DATA PROVIDED:
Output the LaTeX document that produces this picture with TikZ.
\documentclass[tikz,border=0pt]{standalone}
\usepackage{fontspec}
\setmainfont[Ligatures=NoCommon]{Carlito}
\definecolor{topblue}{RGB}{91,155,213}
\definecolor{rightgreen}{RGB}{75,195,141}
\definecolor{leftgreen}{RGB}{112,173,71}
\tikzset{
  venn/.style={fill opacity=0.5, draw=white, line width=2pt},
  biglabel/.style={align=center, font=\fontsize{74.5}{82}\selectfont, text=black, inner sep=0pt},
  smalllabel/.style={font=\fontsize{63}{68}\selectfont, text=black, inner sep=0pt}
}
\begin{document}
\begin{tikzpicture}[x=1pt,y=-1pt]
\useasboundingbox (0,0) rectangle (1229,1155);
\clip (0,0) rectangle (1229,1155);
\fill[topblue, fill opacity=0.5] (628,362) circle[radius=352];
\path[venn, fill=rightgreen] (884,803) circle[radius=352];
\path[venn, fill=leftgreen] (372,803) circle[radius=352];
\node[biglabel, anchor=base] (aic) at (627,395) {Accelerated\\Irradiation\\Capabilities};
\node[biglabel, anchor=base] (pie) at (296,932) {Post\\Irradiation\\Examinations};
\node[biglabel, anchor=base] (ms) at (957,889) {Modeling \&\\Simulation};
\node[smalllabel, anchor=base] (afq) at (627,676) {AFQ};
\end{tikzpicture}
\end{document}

...

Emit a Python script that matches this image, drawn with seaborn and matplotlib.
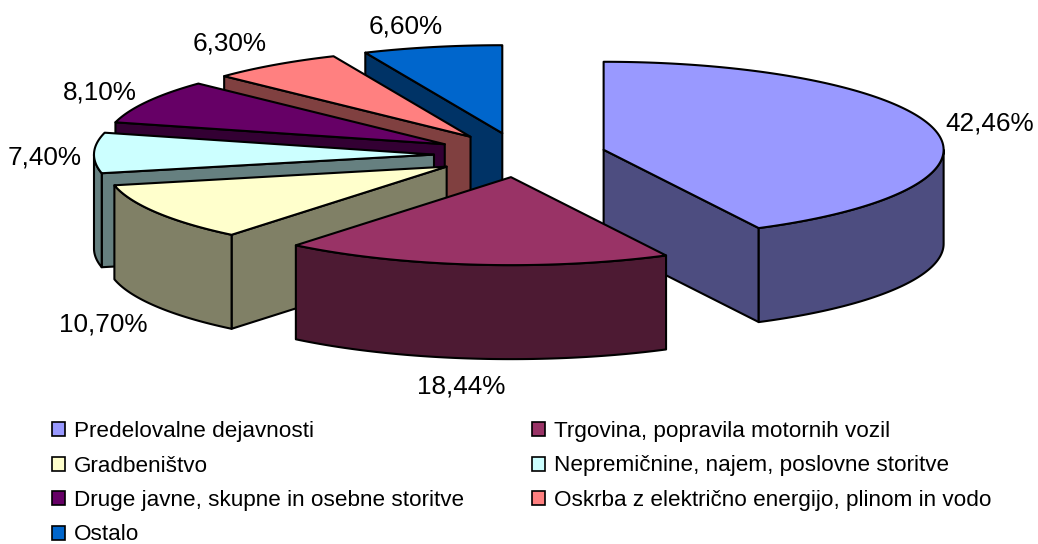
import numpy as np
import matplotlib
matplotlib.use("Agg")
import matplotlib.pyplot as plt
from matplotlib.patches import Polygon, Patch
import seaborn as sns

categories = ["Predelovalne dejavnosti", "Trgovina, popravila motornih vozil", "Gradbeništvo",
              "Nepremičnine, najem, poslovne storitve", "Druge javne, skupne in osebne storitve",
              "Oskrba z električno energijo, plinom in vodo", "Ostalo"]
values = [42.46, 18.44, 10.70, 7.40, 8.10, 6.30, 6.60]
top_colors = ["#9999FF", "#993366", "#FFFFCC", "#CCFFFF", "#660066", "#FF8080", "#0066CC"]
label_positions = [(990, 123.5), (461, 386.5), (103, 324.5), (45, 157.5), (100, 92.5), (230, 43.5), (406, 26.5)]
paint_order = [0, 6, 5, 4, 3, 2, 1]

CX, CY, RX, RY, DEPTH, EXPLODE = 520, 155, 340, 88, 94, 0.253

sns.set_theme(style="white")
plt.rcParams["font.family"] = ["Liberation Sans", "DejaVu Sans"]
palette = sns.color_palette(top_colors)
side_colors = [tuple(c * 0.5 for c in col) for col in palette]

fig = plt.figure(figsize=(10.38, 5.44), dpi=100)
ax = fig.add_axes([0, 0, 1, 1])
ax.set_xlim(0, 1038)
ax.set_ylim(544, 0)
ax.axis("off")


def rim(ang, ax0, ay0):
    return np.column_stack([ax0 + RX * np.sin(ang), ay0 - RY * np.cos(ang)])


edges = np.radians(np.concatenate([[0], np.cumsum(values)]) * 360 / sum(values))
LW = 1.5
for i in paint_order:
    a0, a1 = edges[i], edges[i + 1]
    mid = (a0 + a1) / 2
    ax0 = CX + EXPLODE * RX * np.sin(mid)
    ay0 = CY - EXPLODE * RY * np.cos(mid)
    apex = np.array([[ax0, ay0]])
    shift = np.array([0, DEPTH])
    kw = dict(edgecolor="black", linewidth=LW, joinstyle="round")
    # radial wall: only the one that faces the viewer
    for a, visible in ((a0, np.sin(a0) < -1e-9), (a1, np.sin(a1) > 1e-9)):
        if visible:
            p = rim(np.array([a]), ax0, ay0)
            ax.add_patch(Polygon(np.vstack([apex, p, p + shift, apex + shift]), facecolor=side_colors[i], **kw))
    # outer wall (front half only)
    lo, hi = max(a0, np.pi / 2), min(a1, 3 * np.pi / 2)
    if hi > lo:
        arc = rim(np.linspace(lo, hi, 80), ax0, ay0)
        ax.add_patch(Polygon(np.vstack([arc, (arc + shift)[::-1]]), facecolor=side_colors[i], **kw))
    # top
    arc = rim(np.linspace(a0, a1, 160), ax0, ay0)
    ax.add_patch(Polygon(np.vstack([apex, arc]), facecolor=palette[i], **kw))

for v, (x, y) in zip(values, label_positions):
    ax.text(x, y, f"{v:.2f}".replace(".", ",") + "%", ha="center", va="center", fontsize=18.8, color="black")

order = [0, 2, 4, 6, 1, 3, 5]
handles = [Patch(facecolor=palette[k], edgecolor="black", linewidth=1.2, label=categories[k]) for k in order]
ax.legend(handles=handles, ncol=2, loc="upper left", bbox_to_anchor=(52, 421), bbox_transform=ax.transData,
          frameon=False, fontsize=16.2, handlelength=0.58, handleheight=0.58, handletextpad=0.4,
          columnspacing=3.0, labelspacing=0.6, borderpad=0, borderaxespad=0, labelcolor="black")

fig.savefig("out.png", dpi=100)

TASK REQUIREMENTS: Both the line containing "Emit a Python" and the line containing "return np.column_stack([ax0 +" belong in the copy, along with every line between them. Reproduce that stretch exactly, without the pictures.

ANSWER BELOW:
Emit a Python script that matches this image, drawn with seaborn and matplotlib.
import numpy as np
import matplotlib
matplotlib.use("Agg")
import matplotlib.pyplot as plt
from matplotlib.patches import Polygon, Patch
import seaborn as sns

categories = ["Predelovalne dejavnosti", "Trgovina, popravila motornih vozil", "Gradbeništvo",
              "Nepremičnine, najem, poslovne storitve", "Druge javne, skupne in osebne storitve",
              "Oskrba z električno energijo, plinom in vodo", "Ostalo"]
values = [42.46, 18.44, 10.70, 7.40, 8.10, 6.30, 6.60]
top_colors = ["#9999FF", "#993366", "#FFFFCC", "#CCFFFF", "#660066", "#FF8080", "#0066CC"]
label_positions = [(990, 123.5), (461, 386.5), (103, 324.5), (45, 157.5), (100, 92.5), (230, 43.5), (406, 26.5)]
paint_order = [0, 6, 5, 4, 3, 2, 1]

CX, CY, RX, RY, DEPTH, EXPLODE = 520, 155, 340, 88, 94, 0.253

sns.set_theme(style="white")
plt.rcParams["font.family"] = ["Liberation Sans", "DejaVu Sans"]
palette = sns.color_palette(top_colors)
side_colors = [tuple(c * 0.5 for c in col) for col in palette]

fig = plt.figure(figsize=(10.38, 5.44), dpi=100)
ax = fig.add_axes([0, 0, 1, 1])
ax.set_xlim(0, 1038)
ax.set_ylim(544, 0)
ax.axis("off")


def rim(ang, ax0, ay0):
    return np.column_stack([ax0 + RX * np.sin(ang), ay0 - RY * np.cos(ang)])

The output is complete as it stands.